Evanjellyfish
by R.C. Sproul Jr.

It would be spin to say that I have studied, or read through Gary North's book Crossed Fingers: How the Liberals Captured the Presbyterian Church. The truth is that I started it, but put it down temporarily, not because it wasn't great, but because a friend lent me Isaac Asimov's Foundation Trilogy. (I couldn't help myself, you see. It was the unbending math of psycho-history that made me put Dr. North down for a time.) Nevertheless, I know enough about the book to understand its basic premise. Dr. North presents the mainline church, going back at least a hundred years, as having been divided into three parts. There were those who were committed to the Reformed faith and the Westminster Confession, those who weren't so excited about the Reformed part, but were excited about the faith part, and then there were those who hated both. So what would we do in that circumstance? Wouldn't we draw up a coalition between the first two groups to drive out the third? We who are Reformed share with that second group a belief in the fundamentals of the faith. We agree that Jesus is God, that He was raised from the dead, that an atonement is necessary, and that faith is the means by which the work of Christ is applied to us.

It wasn't that easy. These things that we affirm together are part of the Confession everyone had
to swear to. And the mushy middle shared with the liberal left the conviction that adhering to a standard wasn't necessary. The middle folks got in in the first place while denying the Calvinism that is the warp and woof of the Confession. They couldn't very well turn and drive out the liberals for not believing the very Confession that they only believed in part. The mushy middle shared with the liberal left a conviction that truth ought to be sacrificed for the sake of peace. You know which alliance proved to be stronger.

And so the Holy Spirit left the mainline church, crying "Ichabod- the glory has departed.," and all that icky stuff is behind us. Now we are rid of those liberals, and His truth just marches on. Except that's not how it worked, is it? The mushy middle is still with us, and as before, their very presence just pushes everyone to the left.

It begins, perhaps, when we begin to spin by what we fail to say, rather than what we say. As pulpits proclaim the love of God, as they announce the good news, they leave out by their silence the bad news. We do not believe in the sinfulness of man and the wrath of Almighty God because so few ever preach these things. The next step is the arrival of those who actually not only don't preach wrath, but don't believe it. And because there is a shared belief in the love of God, they are accepted. Hell is banished.

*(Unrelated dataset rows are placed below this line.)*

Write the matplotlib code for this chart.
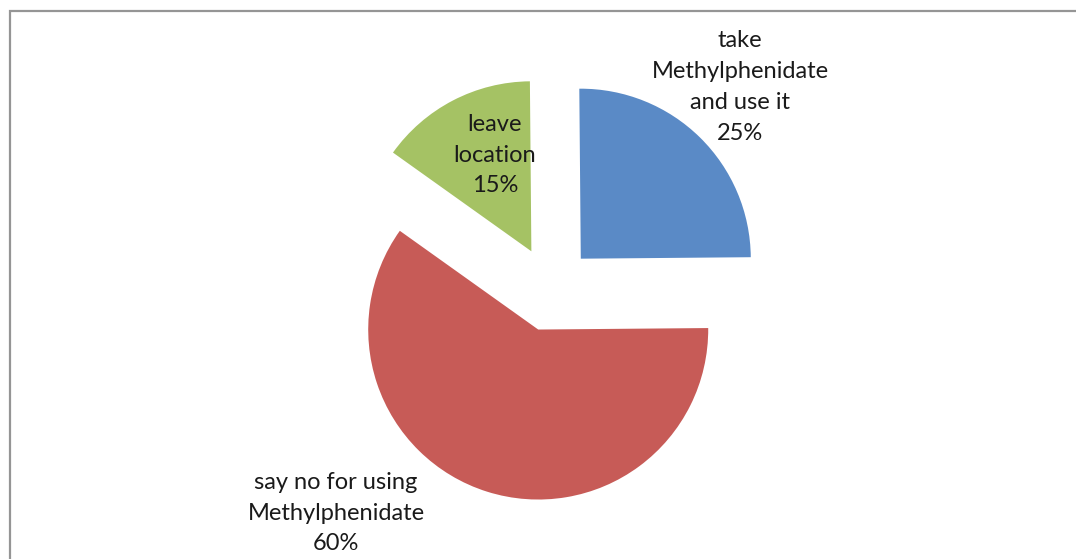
import matplotlib.pyplot as plt
from matplotlib.patches import Rectangle

labels = ['take\nMethylphenidate\nand use it', 'say no for using\nMethylphenidate', 'leave\nlocation']
shares = [25, 60, 15]
colors = ['#5A8AC6', '#C75B57', '#A5C264']

W, H = 1076, 559
cx, cy, r = 551, 289, 170  # pie centre / radius in pixels

fig = plt.figure(figsize=(W / 100, H / 100), dpi=100)
ax = fig.add_axes([0, 0, 1, 1])
ax.axis('off')

wedges, _ = ax.pie(shares, colors=colors, startangle=90.5, counterclock=False,
                   explode=[0.25] * 3, radius=1, center=(0, 0), frame=False)
ax.set_xlim(-cx / r, (W - cx) / r)
ax.set_ylim(-(H - cy) / r, cy / r)
ax.set_aspect('auto')

# label positions (pixel centres)
pos = [(740, 87), (336, 513), (495, 155)]
for lab, s, (px, py) in zip(labels, shares, pos):
    ax.text((px - cx) / r, (cy - py) / r, f'{lab}\n{s}%', ha='center', va='center',
            fontsize=17, family='Lato', color='#1a1a1a', linespacing=1.58)

fig.add_artist(Rectangle((9.5 / W, -0.1), 1.2, (H - 11.5) / H + 0.1, transform=fig.transFigure,
                         fill=False, edgecolor='#959595', linewidth=1.6))
fig.savefig('out.png', dpi=100)
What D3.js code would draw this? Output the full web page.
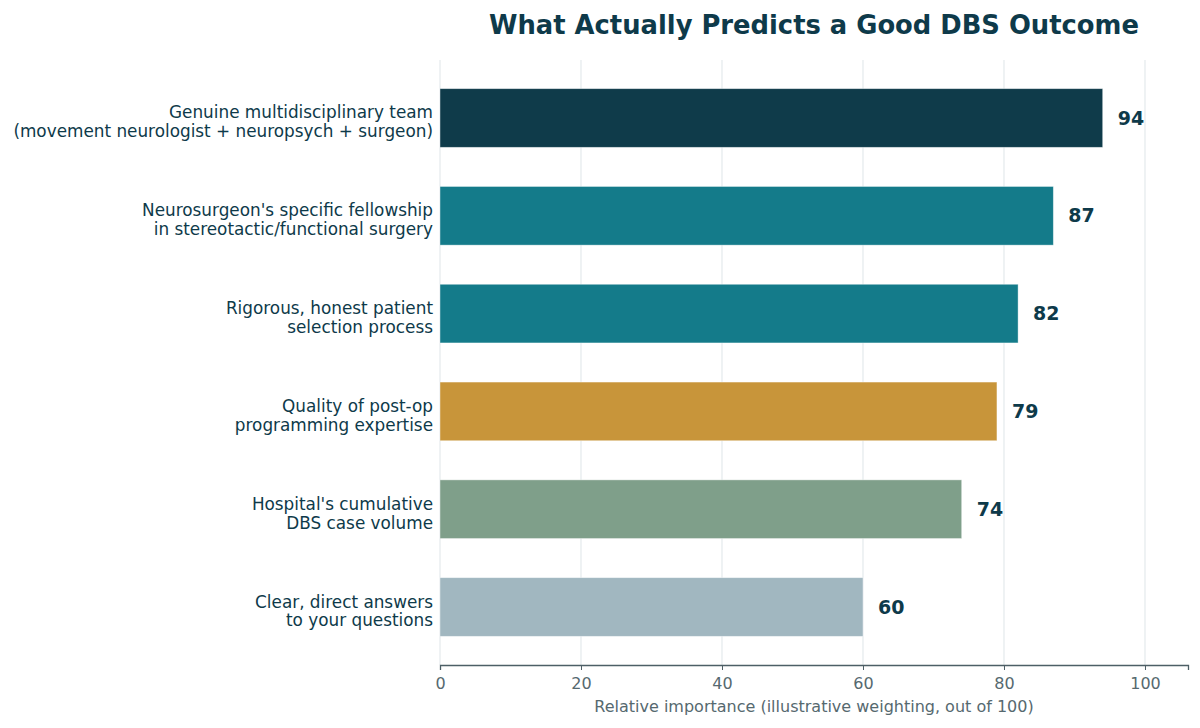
<!DOCTYPE html>
<html>
<head>
<meta charset="utf-8">
<title>What Actually Predicts a Good DBS Outcome</title>
<script src="https://d3js.org/d3.v7.min.js"></script>
<style>
  body { margin: 0; background: #fff; }
  svg { font-family: "DejaVu Sans", sans-serif; display: block; }
</style>
</head>
<body>
<svg id="chart"></svg>
<script>
const categories = [
  ["Genuine multidisciplinary team", "(movement neurologist + neuropsych + surgeon)"],
  ["Neurosurgeon's specific fellowship", "in stereotactic/functional surgery"],
  ["Rigorous, honest patient", "selection process"],
  ["Quality of post-op", "programming expertise"],
  ["Hospital's cumulative", "DBS case volume"],
  ["Clear, direct answers", "to your questions"]
];
const values = [94, 87, 82, 79, 74, 60];
const barColors = ["#0f3b4a", "#147b8a", "#147b8a", "#c8953a", "#7f9f8a", "#a1b7c0"];
const xTicks = [0, 20, 40, 60, 80, 100];

const width = 1200, height = 728;
const margin = { top: 60, right: 12, bottom: 63, left: 440 };

const svg = d3.select("#chart").attr("width", width).attr("height", height);

const x = d3.scaleLinear().domain([0, 106.1]).range([margin.left, width - margin.right]);
const y = d3.scaleBand()
    .domain(d3.range(categories.length))
    .range([margin.top, height - margin.bottom])
    .paddingInner(0.4)
    .paddingOuter(0.293);

// grid
svg.append("g").selectAll("line")
    .data(xTicks)
    .enter().append("line")
    .attr("x1", d => x(d)).attr("x2", d => x(d))
    .attr("y1", margin.top).attr("y2", height - margin.bottom)
    .attr("stroke", "#dfe5e8").attr("stroke-width", 1);

// bars
svg.append("g").selectAll("rect")
    .data(values)
    .enter().append("rect")
    .attr("x", x(0))
    .attr("y", (d, i) => y(i))
    .attr("width", d => x(d) - x(0))
    .attr("height", y.bandwidth())
    .attr("fill", (d, i) => barColors[i])
    .attr("stroke", "#ffffff").attr("stroke-opacity", 0.5).attr("stroke-width", 0.8);

// value labels
svg.append("g").selectAll("text")
    .data(values)
    .enter().append("text")
    .attr("x", d => x(d) + 15)
    .attr("y", (d, i) => y(i) + y.bandwidth() / 2)
    .attr("dy", "0.35em")
    .attr("font-size", 19).attr("font-weight", "bold")
    .attr("fill", "#0e3a4a")
    .text(d => d);

// category labels (two lines each)
const labels = svg.append("g").selectAll("text")
    .data(categories)
    .enter().append("text")
    .attr("text-anchor", "end")
    .attr("font-size", 16.85)
    .attr("fill", "#0e3a4a");
labels.each(function(d, i) {
    const c = y(i) + y.bandwidth() / 2;
    d3.select(this).selectAll("tspan")
        .data(d)
        .enter().append("tspan")
        .attr("x", 433)
        .attr("y", (t, j) => c + 0.5 + j * 18.8)
        .text(t => t);
});

// x axis
const xAxis = svg.append("g")
    .attr("transform", `translate(0,${height - margin.bottom})`)
    .call(d3.axisBottom(x).tickValues(xTicks).tickSize(5).tickPadding(8));
xAxis.select(".domain").attr("stroke", "#4d5f66").attr("stroke-width", 1.3);
xAxis.selectAll(".tick line").attr("stroke", "#4d5f66");
xAxis.selectAll(".tick text")
    .attr("font-size", 16).attr("fill", "#56696f")
    .attr("font-family", "DejaVu Sans, sans-serif");

svg.append("text")
    .attr("x", (x(0) + x(106.1)) / 2)
    .attr("y", 712)
    .attr("text-anchor", "middle")
    .attr("font-size", 16).attr("fill", "#56696f")
    .text("Relative importance (illustrative weighting, out of 100)");

svg.append("text")
    .attr("x", (x(0) + x(106.1)) / 2)
    .attr("y", 34)
    .attr("text-anchor", "middle")
    .attr("font-size", 25.8).attr("font-weight", "bold")
    .attr("fill", "#0e3a4a")
    .text("What Actually Predicts a Good DBS Outcome");
</script>
</body>
</html>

Hell, however, is not the only manifestation of God's wrath. It is unseen, shrouded in the future, and so is easy to forget. But there is no escaping suffering on earth. If there is no wrath, why does it happen? The first baby step here is to argue that while God does know these things are going to happen, His zeal for human free will constrains Him from stopping tragedy. That kind of nonsense doesn't fly too well in the midst of the suffering, and we go from, "He knew about it and could have stopped it, but didn't because He's a gentleman" to "He didn't know about it, and couldn't stop it." Understand that all of this takes place within the rubric of "evangelicalism", if we mean by that word merely those who call themselves evangelical.

We begin by spinning God, and soon end up spinning the faith. We shield the "seeker" from what might offend, and soon find that we must shield ourselves, for we too are offended.

Our mushy middle now consists of those who are troubled by these trends, but fear the spin of those on their left. They believe if they speak out against this nonsense, that they will be labeled as unkind, judgmental, lacking in love. Our calling is to disbelieve that spin, so that we might encourage others not to believe the other spin. We must be willing to be thought of as monsters, in order to drive the monsters out of our churches. We must be willing to be called divisive by those who would spin God. We must be willing to shun spin, and to call heresy heresy. We must bring to bear Biblical shame against those who are ashamed of the Bible.

All that is necessary for spin to triumph is for good men to just watch it. When people deny the future return of Christ, and the resurrection of the body, we must wrench from them the name evangelical. When people call themselves "evangelical Roman Catholics", we must shout that
they are only half right. When people call themselves evangelicals and worship a God who knows not the future, we must hound and hoot them off the stage. And those who would call us names, we must also call spades spades, and girly-boys girly-boys. We must boldly proclaim the folly not only of those who would spin God, but those who would spin the spinners, those who would call heretics, "slightly misguided brethren from a differing tradition."

When we allow them to use our words for their deeds, we show ourselves to be both cowards and fools. We are fools because we do not know the power of words, and cowards because we fear the words of men.

In losing the mainline church we lost wealth, land, buildings, colleges and universities. We have even lost the power of the name "Presbyterian", as we always have to add, "No, we're not that kind of Presbyterian", when we meet new people. But none of that compares with losing the faith. When heretics define the gospel, then the Spirit departs.